> **Your task**
Copy out the whole listing exactly as written, leaving the pictures behind.

> **Dataset extract**
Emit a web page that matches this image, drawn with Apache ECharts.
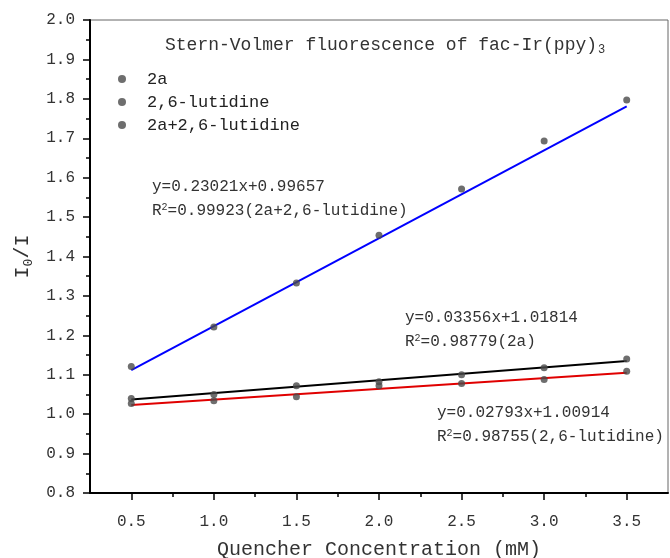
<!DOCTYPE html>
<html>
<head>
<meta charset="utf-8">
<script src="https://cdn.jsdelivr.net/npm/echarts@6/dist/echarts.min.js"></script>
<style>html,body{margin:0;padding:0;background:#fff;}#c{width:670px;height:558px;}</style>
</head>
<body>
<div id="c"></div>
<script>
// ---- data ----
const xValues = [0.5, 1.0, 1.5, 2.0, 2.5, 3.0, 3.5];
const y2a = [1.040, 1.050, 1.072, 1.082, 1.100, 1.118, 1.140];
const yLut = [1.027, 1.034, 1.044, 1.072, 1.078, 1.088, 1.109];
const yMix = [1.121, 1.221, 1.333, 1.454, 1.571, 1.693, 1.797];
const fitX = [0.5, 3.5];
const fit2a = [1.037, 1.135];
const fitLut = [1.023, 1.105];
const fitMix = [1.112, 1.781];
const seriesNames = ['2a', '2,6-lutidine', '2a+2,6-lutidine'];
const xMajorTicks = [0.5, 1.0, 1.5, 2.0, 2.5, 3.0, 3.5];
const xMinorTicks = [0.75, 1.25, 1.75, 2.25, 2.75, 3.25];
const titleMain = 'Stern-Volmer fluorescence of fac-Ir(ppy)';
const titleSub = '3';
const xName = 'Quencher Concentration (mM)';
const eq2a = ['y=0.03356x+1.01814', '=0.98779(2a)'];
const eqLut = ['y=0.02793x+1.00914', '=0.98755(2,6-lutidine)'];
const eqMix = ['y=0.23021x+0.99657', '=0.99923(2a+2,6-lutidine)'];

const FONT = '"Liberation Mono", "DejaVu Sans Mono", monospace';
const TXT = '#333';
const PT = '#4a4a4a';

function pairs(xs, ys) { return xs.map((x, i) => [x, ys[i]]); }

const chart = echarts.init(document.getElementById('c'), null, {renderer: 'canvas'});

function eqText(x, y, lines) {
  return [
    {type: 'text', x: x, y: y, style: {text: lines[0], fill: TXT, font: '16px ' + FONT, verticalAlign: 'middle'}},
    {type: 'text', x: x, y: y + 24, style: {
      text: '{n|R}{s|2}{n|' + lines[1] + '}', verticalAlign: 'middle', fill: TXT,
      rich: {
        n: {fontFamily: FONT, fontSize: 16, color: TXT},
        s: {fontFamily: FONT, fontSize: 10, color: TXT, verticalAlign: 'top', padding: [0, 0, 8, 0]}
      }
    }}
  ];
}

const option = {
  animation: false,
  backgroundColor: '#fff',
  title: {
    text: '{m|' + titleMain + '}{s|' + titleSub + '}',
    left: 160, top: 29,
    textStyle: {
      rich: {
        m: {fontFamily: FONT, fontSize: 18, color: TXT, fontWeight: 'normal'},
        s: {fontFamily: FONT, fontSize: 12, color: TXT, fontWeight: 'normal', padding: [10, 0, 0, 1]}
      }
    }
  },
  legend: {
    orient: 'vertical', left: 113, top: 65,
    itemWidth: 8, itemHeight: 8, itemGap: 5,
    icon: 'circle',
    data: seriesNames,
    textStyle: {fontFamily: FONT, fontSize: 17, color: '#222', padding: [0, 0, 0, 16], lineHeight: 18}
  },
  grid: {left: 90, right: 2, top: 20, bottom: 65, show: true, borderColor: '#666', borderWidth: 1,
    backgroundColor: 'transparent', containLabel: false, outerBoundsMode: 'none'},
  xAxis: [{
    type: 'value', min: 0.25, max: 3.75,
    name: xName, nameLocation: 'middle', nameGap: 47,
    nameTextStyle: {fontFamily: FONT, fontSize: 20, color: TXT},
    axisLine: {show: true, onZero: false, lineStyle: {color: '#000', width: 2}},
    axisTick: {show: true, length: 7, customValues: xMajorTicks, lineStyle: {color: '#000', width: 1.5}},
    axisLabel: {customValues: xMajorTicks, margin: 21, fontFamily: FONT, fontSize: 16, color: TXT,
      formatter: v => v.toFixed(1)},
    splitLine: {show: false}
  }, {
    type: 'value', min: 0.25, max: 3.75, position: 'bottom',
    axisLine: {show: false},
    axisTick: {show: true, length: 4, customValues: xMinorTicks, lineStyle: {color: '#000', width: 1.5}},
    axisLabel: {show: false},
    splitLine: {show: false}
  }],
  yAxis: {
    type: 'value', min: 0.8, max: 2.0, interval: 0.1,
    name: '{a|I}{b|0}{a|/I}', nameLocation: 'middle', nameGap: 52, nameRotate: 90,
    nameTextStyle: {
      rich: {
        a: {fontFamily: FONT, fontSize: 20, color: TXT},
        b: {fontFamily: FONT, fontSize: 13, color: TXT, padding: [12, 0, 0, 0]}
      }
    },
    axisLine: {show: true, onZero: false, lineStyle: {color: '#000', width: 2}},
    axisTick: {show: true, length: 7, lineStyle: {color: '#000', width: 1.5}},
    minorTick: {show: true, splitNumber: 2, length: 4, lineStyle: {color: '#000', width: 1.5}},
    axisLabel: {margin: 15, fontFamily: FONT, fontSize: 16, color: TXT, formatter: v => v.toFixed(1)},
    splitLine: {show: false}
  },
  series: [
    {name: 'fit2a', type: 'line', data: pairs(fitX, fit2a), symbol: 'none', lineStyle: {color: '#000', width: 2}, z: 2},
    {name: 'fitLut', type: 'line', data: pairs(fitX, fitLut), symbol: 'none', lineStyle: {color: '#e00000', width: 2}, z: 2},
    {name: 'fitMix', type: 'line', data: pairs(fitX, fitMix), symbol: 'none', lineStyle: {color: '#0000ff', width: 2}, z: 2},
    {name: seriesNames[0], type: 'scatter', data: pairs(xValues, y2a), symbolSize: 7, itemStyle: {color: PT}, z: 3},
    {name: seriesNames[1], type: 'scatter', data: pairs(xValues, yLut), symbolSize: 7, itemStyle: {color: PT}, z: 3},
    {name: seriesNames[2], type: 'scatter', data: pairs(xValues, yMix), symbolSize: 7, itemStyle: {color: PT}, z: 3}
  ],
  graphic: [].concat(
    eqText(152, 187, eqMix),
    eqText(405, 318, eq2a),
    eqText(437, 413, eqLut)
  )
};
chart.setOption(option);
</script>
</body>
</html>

> **The output**
Emit a web page that matches this image, drawn with Apache ECharts.
<!DOCTYPE html>
<html>
<head>
<meta charset="utf-8">
<script src="https://cdn.jsdelivr.net/npm/echarts@6/dist/echarts.min.js"></script>
<style>html,body{margin:0;padding:0;background:#fff;}#c{width:670px;height:558px;}</style>
</head>
<body>
<div id="c"></div>
<script>
// ---- data ----
const xValues = [0.5, 1.0, 1.5, 2.0, 2.5, 3.0, 3.5];
const y2a = [1.040, 1.050, 1.072, 1.082, 1.100, 1.118, 1.140];
const yLut = [1.027, 1.034, 1.044, 1.072, 1.078, 1.088, 1.109];
const yMix = [1.121, 1.221, 1.333, 1.454, 1.571, 1.693, 1.797];
const fitX = [0.5, 3.5];
const fit2a = [1.037, 1.135];
const fitLut = [1.023, 1.105];
const fitMix = [1.112, 1.781];
const seriesNames = ['2a', '2,6-lutidine', '2a+2,6-lutidine'];
const xMajorTicks = [0.5, 1.0, 1.5, 2.0, 2.5, 3.0, 3.5];
const xMinorTicks = [0.75, 1.25, 1.75, 2.25, 2.75, 3.25];
const titleMain = 'Stern-Volmer fluorescence of fac-Ir(ppy)';
const titleSub = '3';
const xName = 'Quencher Concentration (mM)';
const eq2a = ['y=0.03356x+1.01814', '=0.98779(2a)'];
const eqLut = ['y=0.02793x+1.00914', '=0.98755(2,6-lutidine)'];
const eqMix = ['y=0.23021x+0.99657', '=0.99923(2a+2,6-lutidine)'];

const FONT = '"Liberation Mono", "DejaVu Sans Mono", monospace';
const TXT = '#333';
const PT = '#4a4a4a';

function pairs(xs, ys) { return xs.map((x, i) => [x, ys[i]]); }

const chart = echarts.init(document.getElementById('c'), null, {renderer: 'canvas'});

function eqText(x, y, lines) {
  return [
    {type: 'text', x: x, y: y, style: {text: lines[0], fill: TXT, font: '16px ' + FONT, verticalAlign: 'middle'}},
    {type: 'text', x: x, y: y + 24, style: {
      text: '{n|R}{s|2}{n|' + lines[1] + '}', verticalAlign: 'middle', fill: TXT,
      rich: {
        n: {fontFamily: FONT, fontSize: 16, color: TXT},
        s: {fontFamily: FONT, fontSize: 10, color: TXT, verticalAlign: 'top', padding: [0, 0, 8, 0]}
      }
    }}
  ];
}

const option = {
  animation: false,
  backgroundColor: '#fff',
  title: {
    text: '{m|' + titleMain + '}{s|' + titleSub + '}',
    left: 160, top: 29,
    textStyle: {
      rich: {
        m: {fontFamily: FONT, fontSize: 18, color: TXT, fontWeight: 'normal'},
        s: {fontFamily: FONT, fontSize: 12, color: TXT, fontWeight: 'normal', padding: [10, 0, 0, 1]}
      }
    }
  },
  legend: {
    orient: 'vertical', left: 113, top: 65,
    itemWidth: 8, itemHeight: 8, itemGap: 5,
    icon: 'circle',
    data: seriesNames,
    textStyle: {fontFamily: FONT, fontSize: 17, color: '#222', padding: [0, 0, 0, 16], lineHeight: 18}
  },
  grid: {left: 90, right: 2, top: 20, bottom: 65, show: true, borderColor: '#666', borderWidth: 1,
    backgroundColor: 'transparent', containLabel: false, outerBoundsMode: 'none'},
  xAxis: [{
    type: 'value', min: 0.25, max: 3.75,
    name: xName, nameLocation: 'middle', nameGap: 47,
    nameTextStyle: {fontFamily: FONT, fontSize: 20, color: TXT},
    axisLine: {show: true, onZero: false, lineStyle: {color: '#000', width: 2}},
    axisTick: {show: true, length: 7, customValues: xMajorTicks, lineStyle: {color: '#000', width: 1.5}},
    axisLabel: {customValues: xMajorTicks, margin: 21, fontFamily: FONT, fontSize: 16, color: TXT,
      formatter: v => v.toFixed(1)},
    splitLine: {show: false}
  }, {
    type: 'value', min: 0.25, max: 3.75, position: 'bottom',
    axisLine: {show: false},
    axisTick: {show: true, length: 4, customValues: xMinorTicks, lineStyle: {color: '#000', width: 1.5}},
    axisLabel: {show: false},
    splitLine: {show: false}
  }],
  yAxis: {
    type: 'value', min: 0.8, max: 2.0, interval: 0.1,
    name: '{a|I}{b|0}{a|/I}', nameLocation: 'middle', nameGap: 52, nameRotate: 90,
    nameTextStyle: {
      rich: {
        a: {fontFamily: FONT, fontSize: 20, color: TXT},
        b: {fontFamily: FONT, fontSize: 13, color: TXT, padding: [12, 0, 0, 0]}
      }
    },
    axisLine: {show: true, onZero: false, lineStyle: {color: '#000', width: 2}},
    axisTick: {show: true, length: 7, lineStyle: {color: '#000', width: 1.5}},
    minorTick: {show: true, splitNumber: 2, length: 4, lineStyle: {color: '#000', width: 1.5}},
    axisLabel: {margin: 15, fontFamily: FONT, fontSize: 16, color: TXT, formatter: v => v.toFixed(1)},
    splitLine: {show: false}
  },
  series: [
    {name: 'fit2a', type: 'line', data: pairs(fitX, fit2a), symbol: 'none', lineStyle: {color: '#000', width: 2}, z: 2},
    {name: 'fitLut', type: 'line', data: pairs(fitX, fitLut), symbol: 'none', lineStyle: {color: '#e00000', width: 2}, z: 2},
    {name: 'fitMix', type: 'line', data: pairs(fitX, fitMix), symbol: 'none', lineStyle: {color: '#0000ff', width: 2}, z: 2},
    {name: seriesNames[0], type: 'scatter', data: pairs(xValues, y2a), symbolSize: 7, itemStyle: {color: PT}, z: 3},
    {name: seriesNames[1], type: 'scatter', data: pairs(xValues, yLut), symbolSize: 7, itemStyle: {color: PT}, z: 3},
    {name: seriesNames[2], type: 'scatter', data: pairs(xValues, yMix), symbolSize: 7, itemStyle: {color: PT}, z: 3}
  ],
  graphic: [].concat(
    eqText(152, 187, eqMix),
    eqText(405, 318, eq2a),
    eqText(437, 413, eqLut)
  )
};
chart.setOption(option);
</script>
</body>
</html>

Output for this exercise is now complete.